The Fourth and final reason is one that ought to be enough to discard the idea of a European Financial Transaction Tax. Unless such a tax is universally imposed across the world or the capital flows from and into Europe are blocked, all that this tax may achieve is a shift in currency trading away from Europe to a more tax friendly jurisdiction. With numerous tax havens waiting in the wings, imposition of this tax may only result in Europe losing its financial trading centres, with little revenue and still without any control on speculative financial transactions that may actually continue unabated somewhere else in the world.
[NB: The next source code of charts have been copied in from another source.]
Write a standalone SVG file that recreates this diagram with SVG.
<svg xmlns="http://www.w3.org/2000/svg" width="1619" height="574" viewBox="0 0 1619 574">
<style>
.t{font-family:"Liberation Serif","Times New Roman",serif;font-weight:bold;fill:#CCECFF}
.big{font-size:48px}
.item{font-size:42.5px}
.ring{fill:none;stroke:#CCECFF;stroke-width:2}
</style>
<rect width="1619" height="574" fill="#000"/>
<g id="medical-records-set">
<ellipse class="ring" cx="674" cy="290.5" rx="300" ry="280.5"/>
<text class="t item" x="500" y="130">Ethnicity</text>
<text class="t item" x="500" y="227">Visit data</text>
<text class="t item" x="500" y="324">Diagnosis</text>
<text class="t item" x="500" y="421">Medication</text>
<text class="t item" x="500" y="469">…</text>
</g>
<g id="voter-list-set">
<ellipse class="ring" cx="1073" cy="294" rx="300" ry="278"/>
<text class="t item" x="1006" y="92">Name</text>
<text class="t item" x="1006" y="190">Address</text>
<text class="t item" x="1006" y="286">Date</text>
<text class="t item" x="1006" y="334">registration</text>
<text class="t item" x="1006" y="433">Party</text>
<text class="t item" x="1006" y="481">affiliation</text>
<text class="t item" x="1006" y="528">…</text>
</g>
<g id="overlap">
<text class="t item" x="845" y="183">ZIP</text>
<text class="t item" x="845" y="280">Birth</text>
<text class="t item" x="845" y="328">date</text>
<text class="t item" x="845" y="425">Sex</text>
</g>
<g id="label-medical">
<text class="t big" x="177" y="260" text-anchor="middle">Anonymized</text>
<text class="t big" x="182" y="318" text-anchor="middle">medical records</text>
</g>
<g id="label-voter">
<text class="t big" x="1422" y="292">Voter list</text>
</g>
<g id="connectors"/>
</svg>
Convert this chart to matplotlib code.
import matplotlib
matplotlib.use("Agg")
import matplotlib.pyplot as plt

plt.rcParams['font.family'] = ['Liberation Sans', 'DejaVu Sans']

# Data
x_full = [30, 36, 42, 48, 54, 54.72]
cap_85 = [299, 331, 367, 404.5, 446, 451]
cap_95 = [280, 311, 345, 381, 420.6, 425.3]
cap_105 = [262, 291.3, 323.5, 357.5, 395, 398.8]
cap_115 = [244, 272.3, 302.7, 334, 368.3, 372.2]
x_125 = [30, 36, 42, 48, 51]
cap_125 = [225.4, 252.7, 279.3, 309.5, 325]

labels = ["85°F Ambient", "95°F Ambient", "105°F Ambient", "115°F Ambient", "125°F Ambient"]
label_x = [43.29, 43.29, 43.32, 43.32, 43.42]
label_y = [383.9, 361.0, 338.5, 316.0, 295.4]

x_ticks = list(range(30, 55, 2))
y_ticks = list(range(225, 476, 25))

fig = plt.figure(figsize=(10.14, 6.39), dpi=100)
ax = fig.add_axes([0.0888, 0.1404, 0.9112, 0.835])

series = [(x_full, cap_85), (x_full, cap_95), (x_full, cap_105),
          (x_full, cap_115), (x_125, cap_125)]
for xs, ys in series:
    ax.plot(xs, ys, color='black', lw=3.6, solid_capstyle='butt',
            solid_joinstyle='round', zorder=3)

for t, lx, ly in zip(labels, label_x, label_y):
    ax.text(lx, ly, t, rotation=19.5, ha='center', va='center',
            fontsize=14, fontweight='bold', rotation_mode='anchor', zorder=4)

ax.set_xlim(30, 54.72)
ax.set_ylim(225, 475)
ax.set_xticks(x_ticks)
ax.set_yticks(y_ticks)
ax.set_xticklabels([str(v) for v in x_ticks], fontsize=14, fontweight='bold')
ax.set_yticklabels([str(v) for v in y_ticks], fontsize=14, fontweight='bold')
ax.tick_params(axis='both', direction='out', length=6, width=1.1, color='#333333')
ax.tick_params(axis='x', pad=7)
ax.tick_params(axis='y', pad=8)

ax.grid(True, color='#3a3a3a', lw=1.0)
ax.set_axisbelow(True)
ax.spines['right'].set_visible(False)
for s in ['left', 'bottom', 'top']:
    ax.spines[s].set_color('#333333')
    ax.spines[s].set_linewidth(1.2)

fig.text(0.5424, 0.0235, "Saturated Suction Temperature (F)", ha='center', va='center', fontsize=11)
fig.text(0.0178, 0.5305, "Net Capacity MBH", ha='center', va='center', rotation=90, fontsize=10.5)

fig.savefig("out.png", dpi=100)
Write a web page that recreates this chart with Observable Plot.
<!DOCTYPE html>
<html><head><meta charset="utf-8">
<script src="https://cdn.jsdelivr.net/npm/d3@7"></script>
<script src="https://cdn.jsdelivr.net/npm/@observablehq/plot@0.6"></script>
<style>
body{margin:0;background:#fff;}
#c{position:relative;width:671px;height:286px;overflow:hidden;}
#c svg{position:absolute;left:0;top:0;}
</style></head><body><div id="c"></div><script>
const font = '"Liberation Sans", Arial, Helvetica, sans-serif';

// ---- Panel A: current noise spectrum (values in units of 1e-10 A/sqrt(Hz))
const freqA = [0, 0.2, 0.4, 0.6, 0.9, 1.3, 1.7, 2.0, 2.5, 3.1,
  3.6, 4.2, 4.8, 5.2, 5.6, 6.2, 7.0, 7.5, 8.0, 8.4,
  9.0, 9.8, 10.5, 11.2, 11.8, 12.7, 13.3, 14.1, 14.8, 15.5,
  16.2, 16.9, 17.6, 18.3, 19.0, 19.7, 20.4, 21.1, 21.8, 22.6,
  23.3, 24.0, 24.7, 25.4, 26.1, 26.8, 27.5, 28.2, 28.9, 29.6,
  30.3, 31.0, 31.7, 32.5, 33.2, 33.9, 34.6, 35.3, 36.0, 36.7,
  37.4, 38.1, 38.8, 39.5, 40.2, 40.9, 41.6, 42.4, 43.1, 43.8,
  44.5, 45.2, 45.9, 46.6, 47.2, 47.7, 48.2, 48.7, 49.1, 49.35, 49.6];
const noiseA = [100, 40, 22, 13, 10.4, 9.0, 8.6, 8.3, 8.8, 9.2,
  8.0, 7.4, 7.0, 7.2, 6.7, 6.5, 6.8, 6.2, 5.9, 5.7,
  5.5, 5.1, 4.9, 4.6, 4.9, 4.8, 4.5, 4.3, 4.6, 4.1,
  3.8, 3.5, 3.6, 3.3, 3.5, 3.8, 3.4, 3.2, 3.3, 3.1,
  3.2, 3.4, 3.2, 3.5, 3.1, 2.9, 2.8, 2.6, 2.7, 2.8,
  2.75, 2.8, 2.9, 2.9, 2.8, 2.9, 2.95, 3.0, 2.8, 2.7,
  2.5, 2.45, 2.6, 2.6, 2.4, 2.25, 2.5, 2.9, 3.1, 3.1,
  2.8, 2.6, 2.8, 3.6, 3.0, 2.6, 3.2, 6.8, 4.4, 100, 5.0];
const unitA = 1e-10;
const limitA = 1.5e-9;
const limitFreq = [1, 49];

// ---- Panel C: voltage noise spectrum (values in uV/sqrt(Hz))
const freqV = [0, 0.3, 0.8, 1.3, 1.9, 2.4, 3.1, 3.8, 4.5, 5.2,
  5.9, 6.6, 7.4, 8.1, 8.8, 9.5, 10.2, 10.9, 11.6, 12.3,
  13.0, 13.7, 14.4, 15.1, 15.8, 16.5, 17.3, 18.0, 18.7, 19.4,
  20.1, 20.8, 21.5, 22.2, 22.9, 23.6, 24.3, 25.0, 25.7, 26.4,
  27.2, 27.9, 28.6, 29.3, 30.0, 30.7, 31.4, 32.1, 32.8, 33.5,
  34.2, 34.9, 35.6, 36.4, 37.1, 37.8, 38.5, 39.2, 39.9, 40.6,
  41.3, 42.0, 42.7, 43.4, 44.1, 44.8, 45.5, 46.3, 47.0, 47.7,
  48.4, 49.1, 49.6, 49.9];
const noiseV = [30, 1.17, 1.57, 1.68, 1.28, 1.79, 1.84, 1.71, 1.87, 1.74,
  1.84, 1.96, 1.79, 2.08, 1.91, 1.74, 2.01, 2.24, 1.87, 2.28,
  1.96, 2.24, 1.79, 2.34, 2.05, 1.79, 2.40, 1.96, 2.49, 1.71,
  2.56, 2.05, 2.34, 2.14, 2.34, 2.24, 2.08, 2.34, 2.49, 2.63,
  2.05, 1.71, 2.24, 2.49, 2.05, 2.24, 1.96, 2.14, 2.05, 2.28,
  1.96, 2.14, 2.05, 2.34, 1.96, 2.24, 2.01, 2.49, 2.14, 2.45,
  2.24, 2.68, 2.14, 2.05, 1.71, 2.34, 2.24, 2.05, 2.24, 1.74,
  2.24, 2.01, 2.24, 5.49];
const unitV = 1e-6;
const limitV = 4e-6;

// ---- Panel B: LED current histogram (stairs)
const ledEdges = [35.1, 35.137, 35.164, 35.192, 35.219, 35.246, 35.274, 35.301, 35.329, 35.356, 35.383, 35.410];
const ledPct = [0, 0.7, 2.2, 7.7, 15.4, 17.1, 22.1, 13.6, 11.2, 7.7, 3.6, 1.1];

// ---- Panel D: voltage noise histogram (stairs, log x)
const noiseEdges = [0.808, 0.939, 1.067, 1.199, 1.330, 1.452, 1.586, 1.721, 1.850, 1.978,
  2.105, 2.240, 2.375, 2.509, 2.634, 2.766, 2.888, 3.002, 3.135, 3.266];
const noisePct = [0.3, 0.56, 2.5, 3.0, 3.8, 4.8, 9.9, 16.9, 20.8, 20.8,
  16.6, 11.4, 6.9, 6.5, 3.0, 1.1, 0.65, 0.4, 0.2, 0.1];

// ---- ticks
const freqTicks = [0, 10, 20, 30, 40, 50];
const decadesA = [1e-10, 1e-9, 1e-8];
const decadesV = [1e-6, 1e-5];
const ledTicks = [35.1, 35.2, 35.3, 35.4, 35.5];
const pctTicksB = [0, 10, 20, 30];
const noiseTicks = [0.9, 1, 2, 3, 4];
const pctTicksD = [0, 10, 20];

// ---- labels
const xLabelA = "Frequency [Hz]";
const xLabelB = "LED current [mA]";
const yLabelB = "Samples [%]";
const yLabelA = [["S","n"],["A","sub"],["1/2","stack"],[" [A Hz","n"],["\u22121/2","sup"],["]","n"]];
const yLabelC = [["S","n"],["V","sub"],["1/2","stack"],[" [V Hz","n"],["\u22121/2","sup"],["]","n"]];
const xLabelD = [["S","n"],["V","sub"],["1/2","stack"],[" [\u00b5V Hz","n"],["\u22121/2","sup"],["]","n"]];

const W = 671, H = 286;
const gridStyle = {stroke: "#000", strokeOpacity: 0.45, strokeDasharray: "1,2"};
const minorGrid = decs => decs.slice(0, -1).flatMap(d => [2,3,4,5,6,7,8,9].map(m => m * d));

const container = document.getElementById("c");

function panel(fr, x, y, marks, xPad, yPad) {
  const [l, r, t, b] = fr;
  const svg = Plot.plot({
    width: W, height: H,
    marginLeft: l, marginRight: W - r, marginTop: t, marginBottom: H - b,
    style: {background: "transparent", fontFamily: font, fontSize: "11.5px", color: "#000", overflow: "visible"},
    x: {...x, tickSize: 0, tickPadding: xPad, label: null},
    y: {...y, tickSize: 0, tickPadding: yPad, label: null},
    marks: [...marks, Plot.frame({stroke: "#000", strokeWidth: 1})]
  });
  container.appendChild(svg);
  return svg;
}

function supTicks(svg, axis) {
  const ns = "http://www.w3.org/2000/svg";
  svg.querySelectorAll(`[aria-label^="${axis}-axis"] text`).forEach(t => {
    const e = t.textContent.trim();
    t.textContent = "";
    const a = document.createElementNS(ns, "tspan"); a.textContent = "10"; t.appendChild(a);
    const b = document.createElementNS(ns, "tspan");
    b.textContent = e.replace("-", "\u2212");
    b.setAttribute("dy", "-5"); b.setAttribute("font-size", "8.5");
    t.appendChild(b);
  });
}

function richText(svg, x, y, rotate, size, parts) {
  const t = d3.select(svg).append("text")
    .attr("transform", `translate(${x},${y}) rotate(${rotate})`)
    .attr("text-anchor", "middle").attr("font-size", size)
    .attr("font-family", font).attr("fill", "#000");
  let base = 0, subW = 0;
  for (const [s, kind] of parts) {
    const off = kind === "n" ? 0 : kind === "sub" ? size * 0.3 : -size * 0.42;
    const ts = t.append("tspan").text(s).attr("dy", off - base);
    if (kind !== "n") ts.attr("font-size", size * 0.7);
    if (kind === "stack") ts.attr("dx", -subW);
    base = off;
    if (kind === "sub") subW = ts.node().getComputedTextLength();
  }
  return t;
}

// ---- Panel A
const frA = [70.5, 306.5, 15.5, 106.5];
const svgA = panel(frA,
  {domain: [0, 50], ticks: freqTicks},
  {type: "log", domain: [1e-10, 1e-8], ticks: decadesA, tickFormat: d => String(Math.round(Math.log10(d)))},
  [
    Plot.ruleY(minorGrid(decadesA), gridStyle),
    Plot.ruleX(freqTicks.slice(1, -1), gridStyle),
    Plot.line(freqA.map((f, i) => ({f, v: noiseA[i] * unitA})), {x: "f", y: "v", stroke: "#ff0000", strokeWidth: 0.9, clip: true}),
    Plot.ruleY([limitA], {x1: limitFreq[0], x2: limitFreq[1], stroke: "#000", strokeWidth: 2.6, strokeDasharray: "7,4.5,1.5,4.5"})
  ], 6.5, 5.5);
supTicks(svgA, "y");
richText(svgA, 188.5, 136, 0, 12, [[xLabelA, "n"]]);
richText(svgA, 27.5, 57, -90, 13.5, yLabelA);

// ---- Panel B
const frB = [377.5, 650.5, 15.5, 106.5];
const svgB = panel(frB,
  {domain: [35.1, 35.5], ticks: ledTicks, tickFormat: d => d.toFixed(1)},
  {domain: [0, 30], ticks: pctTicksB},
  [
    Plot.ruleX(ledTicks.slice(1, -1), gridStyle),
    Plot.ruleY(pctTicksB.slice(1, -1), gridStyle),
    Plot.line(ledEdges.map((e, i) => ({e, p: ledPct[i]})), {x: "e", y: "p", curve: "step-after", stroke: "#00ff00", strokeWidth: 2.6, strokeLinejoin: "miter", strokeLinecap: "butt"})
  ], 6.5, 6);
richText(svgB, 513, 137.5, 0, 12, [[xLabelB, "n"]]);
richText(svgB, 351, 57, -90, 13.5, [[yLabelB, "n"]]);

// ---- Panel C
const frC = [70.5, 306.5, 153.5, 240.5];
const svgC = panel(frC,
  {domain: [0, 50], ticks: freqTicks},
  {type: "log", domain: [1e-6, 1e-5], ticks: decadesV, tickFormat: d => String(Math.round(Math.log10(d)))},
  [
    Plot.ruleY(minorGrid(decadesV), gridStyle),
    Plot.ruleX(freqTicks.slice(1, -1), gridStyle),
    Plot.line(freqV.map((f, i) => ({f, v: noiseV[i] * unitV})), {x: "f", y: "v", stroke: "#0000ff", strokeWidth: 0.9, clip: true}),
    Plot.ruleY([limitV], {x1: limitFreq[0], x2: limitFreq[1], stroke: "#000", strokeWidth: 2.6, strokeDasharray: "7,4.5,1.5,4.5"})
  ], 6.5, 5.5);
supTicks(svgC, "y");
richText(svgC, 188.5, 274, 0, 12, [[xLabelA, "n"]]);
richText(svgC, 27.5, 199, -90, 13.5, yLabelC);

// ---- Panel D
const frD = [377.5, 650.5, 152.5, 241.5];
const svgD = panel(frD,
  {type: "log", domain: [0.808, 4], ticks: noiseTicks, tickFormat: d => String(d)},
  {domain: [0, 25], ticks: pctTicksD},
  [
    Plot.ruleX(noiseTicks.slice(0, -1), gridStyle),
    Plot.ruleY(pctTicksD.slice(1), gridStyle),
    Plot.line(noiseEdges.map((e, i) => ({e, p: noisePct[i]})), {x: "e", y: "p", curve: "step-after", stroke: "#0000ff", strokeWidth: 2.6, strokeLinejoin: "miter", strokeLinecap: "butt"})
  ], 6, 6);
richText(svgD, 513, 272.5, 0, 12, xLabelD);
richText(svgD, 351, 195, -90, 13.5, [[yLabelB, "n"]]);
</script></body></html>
It is not surprising then, that calls for this tax are eliciting sharp reactions from London and other centres. Its imposition may actually lead to a new crisis for the regional unity.

5. It can have huge costs for Europe

Fifth and the final reason for not depending on this tax, or any tax whatsoever, for recovering from an economic crisis, is that taxes are merely a transfer within a society. They do make the society as a whole better off, and cannot prevent or resolve any largescale crisis. Moreover, they impose huge costs in terms of tax compliance, tax administration, tax disputes, tax advocacy, tax manipulation and corruption. In this particular case, they will also lead to huge political costs as different stakeholders struggle, analyse, debate, and negotiate, consuming precious man-hours and other real resources that might be better deployed in more productive sectors of the economy.

May be we do not need to hear or say anything more about this tax!